Aim ::
In the listing below, locate the lines that hold the string "chart". Copy those lines.

Information shown ::
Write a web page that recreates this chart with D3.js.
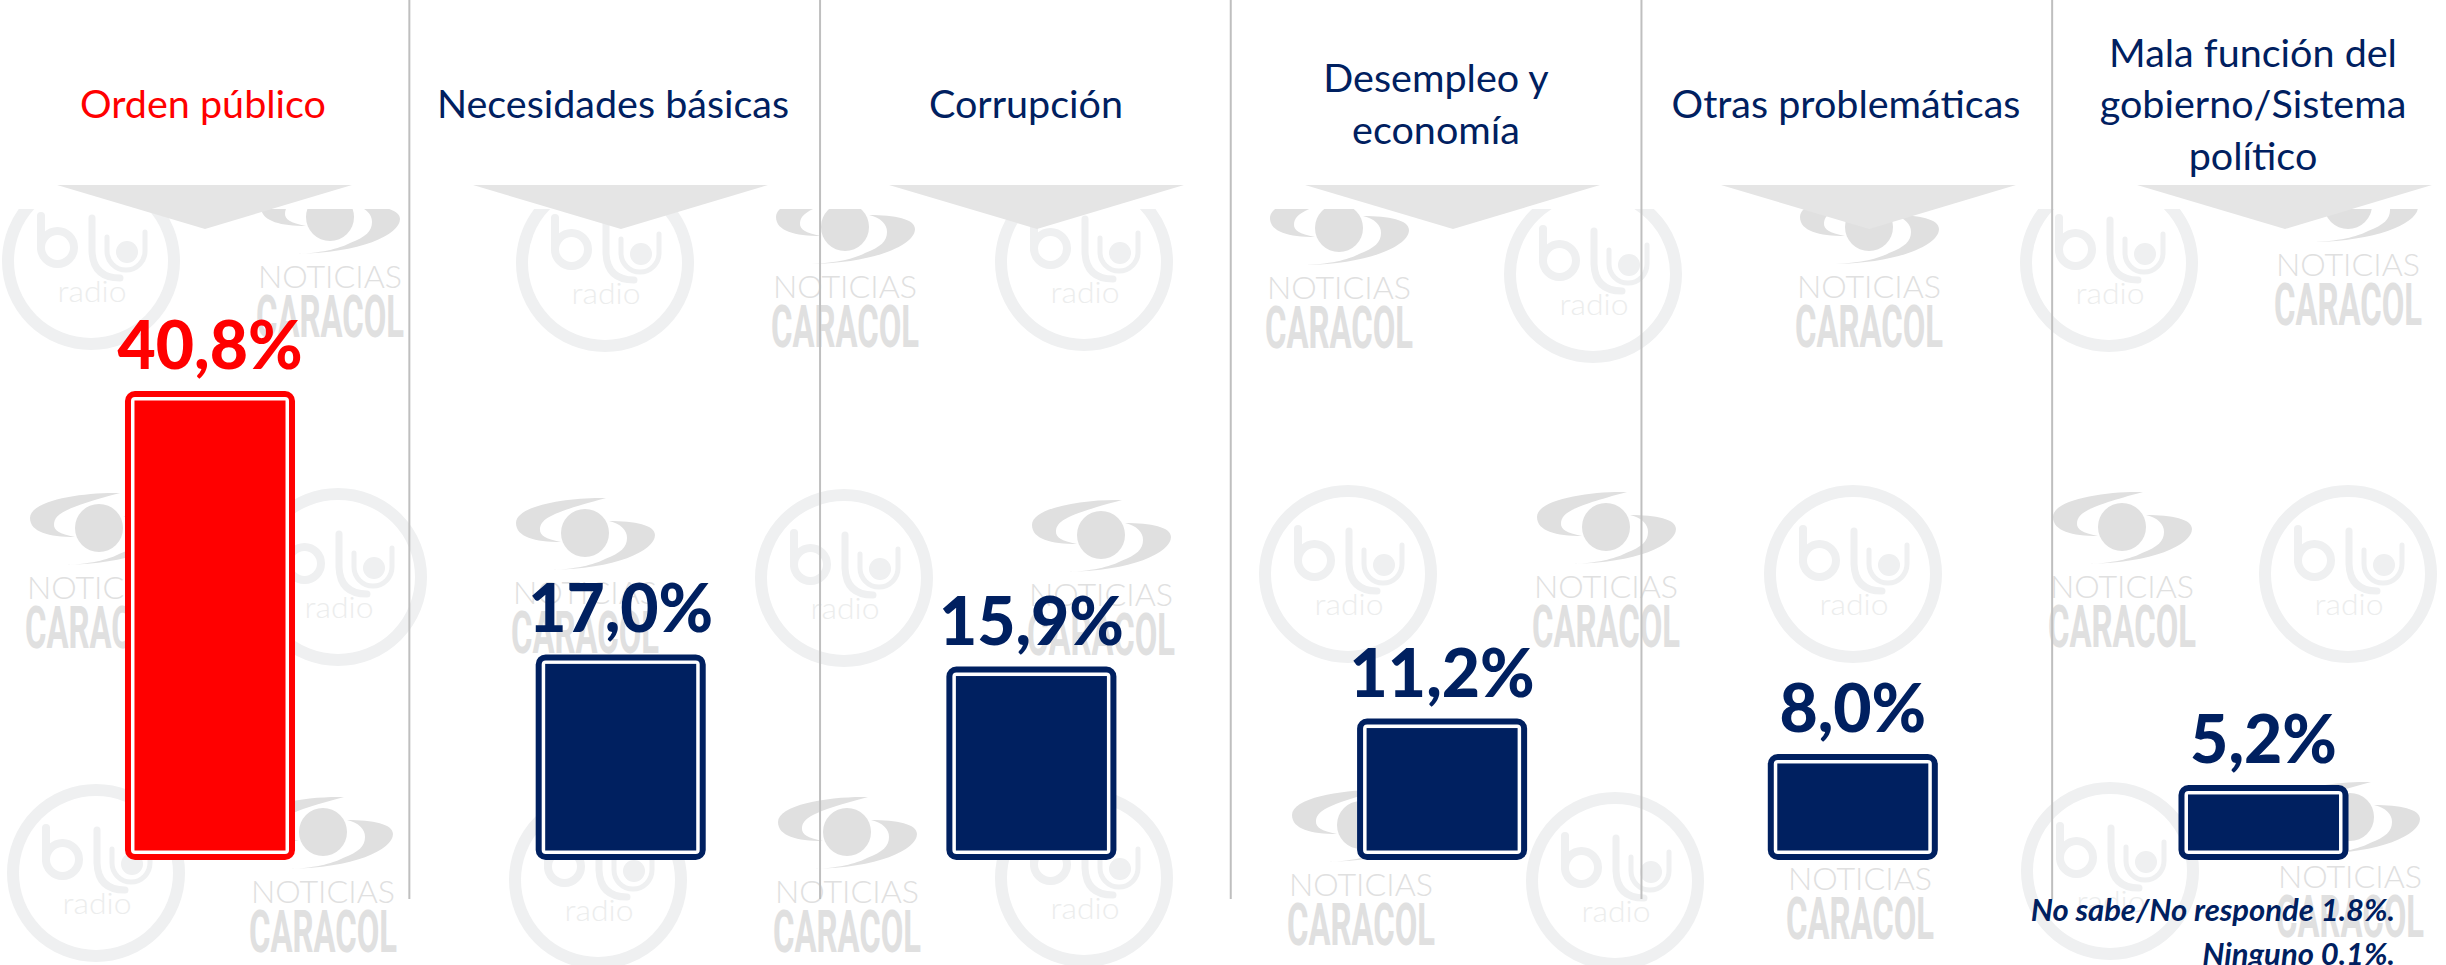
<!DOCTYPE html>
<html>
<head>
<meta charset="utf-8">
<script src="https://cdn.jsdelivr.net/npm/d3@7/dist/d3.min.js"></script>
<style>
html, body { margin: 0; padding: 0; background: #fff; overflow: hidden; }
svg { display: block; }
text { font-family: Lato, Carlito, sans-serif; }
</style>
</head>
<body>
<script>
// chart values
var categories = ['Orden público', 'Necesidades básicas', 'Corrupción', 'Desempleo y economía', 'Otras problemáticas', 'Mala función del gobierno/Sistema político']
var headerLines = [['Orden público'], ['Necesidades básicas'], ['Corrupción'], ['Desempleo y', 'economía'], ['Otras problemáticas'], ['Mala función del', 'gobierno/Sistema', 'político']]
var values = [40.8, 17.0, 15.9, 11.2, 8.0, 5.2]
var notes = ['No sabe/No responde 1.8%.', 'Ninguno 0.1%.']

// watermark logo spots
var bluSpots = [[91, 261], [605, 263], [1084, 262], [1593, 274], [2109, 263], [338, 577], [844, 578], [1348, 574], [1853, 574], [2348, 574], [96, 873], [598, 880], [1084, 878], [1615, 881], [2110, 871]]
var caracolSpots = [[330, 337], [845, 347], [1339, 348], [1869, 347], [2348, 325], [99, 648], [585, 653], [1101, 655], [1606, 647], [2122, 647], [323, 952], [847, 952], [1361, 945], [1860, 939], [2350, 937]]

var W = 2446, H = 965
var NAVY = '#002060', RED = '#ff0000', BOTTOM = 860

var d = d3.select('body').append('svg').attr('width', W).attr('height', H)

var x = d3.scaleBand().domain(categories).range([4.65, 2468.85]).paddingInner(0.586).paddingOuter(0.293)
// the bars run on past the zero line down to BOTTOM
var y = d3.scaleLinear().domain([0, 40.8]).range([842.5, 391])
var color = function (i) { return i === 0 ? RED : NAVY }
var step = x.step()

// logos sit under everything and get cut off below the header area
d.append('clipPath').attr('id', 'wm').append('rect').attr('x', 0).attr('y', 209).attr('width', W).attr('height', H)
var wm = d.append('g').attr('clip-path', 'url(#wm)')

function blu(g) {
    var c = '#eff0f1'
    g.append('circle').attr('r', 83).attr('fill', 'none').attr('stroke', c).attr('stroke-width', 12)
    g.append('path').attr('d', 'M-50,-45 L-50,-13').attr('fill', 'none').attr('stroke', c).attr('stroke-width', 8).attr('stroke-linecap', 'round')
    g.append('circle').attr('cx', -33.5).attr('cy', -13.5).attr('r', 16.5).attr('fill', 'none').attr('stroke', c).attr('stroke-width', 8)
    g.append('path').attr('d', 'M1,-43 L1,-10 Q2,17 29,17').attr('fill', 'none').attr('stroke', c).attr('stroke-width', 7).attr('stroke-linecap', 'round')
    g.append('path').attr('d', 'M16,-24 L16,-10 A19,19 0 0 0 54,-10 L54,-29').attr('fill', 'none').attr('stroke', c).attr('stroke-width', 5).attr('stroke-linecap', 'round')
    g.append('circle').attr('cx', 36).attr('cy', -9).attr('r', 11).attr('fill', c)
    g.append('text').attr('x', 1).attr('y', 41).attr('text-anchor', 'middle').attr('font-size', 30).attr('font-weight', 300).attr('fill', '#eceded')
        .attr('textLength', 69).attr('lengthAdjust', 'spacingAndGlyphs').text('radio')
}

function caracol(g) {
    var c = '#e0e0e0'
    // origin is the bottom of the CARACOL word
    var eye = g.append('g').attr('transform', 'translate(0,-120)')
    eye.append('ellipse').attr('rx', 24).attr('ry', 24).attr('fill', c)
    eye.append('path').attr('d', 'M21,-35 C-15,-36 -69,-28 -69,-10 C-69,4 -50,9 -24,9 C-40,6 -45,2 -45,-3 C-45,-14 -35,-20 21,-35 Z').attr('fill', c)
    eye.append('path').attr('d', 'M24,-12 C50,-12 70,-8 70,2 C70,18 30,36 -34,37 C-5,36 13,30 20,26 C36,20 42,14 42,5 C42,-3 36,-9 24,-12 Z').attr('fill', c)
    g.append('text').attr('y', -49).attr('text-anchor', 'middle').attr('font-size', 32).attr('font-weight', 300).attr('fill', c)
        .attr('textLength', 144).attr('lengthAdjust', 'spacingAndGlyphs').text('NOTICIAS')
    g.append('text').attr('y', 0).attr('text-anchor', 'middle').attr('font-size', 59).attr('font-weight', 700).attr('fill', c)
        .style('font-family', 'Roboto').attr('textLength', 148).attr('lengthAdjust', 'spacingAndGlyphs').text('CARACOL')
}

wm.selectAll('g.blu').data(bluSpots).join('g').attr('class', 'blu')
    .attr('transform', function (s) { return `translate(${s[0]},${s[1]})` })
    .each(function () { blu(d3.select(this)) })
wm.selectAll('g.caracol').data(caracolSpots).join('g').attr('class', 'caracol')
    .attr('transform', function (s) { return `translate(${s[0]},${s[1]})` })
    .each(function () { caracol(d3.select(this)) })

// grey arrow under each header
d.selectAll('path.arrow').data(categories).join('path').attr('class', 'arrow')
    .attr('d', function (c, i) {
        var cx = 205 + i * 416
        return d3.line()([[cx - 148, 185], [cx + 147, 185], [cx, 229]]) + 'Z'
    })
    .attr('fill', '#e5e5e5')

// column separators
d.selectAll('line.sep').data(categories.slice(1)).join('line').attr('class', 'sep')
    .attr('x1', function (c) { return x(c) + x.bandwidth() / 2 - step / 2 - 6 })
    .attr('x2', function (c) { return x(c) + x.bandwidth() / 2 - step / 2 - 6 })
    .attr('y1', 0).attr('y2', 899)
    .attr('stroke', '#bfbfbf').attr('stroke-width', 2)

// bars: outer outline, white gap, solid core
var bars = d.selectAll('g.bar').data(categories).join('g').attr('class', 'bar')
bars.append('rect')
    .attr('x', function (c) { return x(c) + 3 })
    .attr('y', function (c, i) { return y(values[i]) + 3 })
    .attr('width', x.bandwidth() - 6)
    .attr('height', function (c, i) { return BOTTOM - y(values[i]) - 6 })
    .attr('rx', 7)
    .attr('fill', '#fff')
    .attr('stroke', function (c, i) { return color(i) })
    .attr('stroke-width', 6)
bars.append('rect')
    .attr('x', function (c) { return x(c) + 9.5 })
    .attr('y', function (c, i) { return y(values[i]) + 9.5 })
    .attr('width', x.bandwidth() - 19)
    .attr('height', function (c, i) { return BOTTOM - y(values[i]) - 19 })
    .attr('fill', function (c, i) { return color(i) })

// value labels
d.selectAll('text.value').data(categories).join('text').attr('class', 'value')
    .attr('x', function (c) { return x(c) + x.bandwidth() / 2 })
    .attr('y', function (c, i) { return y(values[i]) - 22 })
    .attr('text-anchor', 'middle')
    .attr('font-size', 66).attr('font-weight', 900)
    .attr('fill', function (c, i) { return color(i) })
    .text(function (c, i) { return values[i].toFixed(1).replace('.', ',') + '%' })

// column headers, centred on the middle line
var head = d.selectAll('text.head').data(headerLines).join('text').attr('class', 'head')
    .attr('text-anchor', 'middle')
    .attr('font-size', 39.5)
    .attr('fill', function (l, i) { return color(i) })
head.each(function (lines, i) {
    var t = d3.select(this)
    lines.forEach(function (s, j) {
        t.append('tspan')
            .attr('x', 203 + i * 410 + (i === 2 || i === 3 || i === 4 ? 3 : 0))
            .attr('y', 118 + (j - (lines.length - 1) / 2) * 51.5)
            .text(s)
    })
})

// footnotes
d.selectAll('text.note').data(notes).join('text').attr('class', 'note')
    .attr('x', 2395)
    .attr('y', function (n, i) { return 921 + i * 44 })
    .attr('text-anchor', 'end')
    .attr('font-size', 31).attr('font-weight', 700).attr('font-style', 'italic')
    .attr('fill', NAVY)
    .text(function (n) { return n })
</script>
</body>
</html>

Solved problem ::
Write a web page that recreates this chart with D3.js.
// chart values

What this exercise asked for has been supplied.